Llegados aquí me pregunto cuál será el siguiente tesoro. Tras el papel higiénico, el hielo y, se me olvidaba, las sandías que se han puesto tan de moda, quizá el nuevo objeto del deseo sea un libro. Solo hace falta que algún político, con poca credibilidad y cierto rango, ante la alarma general sobre la posibilidad de que se agoten los libros asegure que no habrá problemas de suministro. Porque pensaríamos lo contrario. Y lo subrayarían después los medios entre una noticia sobre pinchazos en fiestas y otra comentando que han bajado tanto las temperaturas que lo mejor es llevar rebequita por la noche.
No tardarían las redes en sumarse con mensajes apocalípticos donde una internauta contaría que no encuentra libros escolares para sus hijos y que ha gastado una fortuna en fotocopias.

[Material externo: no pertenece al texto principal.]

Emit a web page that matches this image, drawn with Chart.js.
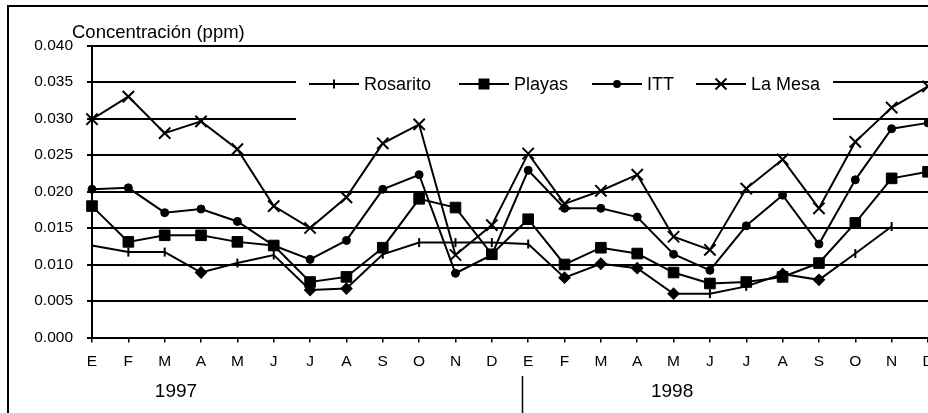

Otro alarmado usuario desvelaría que los chinos los están comprando a paladas y un tipo, que asegura ser bibliotecario, confirmaría que ya han empezado a robarlos y que de Rayuela de Cortázar y del Ulises de Joyce ya no les queda nada.
Entonces las mismas personas que ahora acumulan hielo como para evitar el fin de los Polos mirarían hacia los libros. Y las librerías no darían abasto. Ya me imagino a los dueños de la que frecuento declarando circunspectos en el telediario: «Es una locura. Un señor acaba de llevarse cinco estanterías completas. Y eso que algunos libros estaban escritos en búlgaro».

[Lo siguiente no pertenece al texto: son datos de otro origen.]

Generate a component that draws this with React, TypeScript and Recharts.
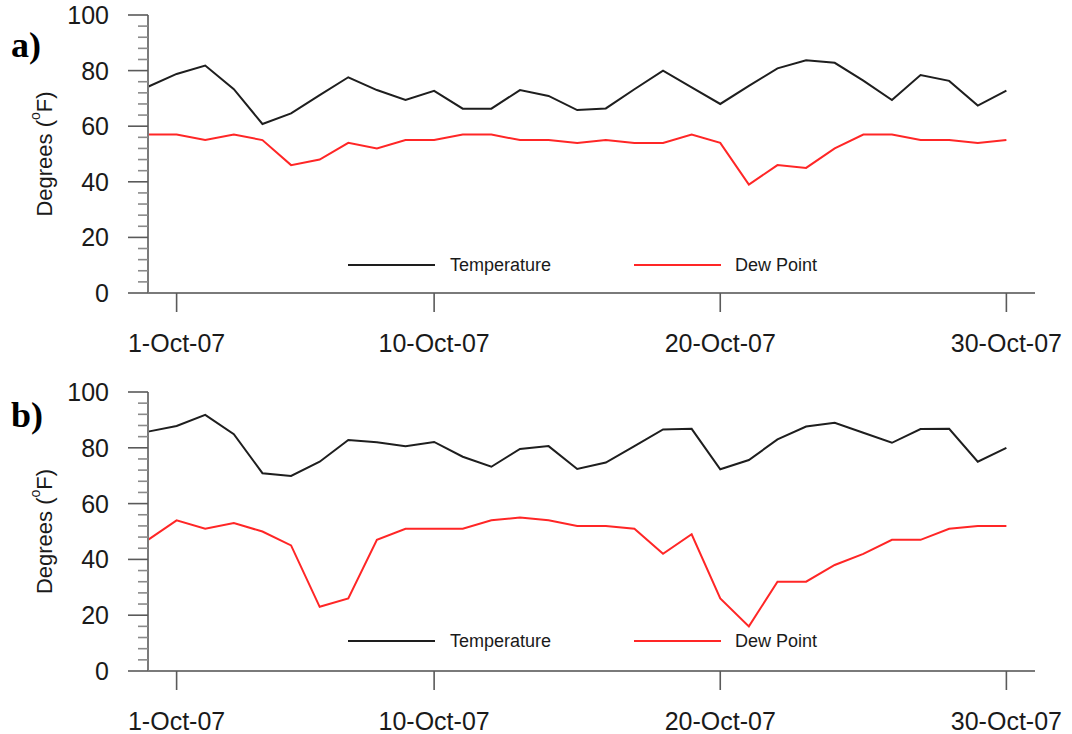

Reconozco que me encanta la idea. Porque quizá, de esa forma, el mundo cambiaría el paso. O no. Algo me dice que sucedería lo mismo que con los rollos de papel y los cubitos de hielo. Que los guardarían pero no los usarían. Hasta que se pudrieran o se derritieran. Que nadie leería una mísera página. Y que el hombre de la carretera, el guerrero del asfalto, seguiría recorriendo el mundo buscando, agotado y desesperado, el último de los libros.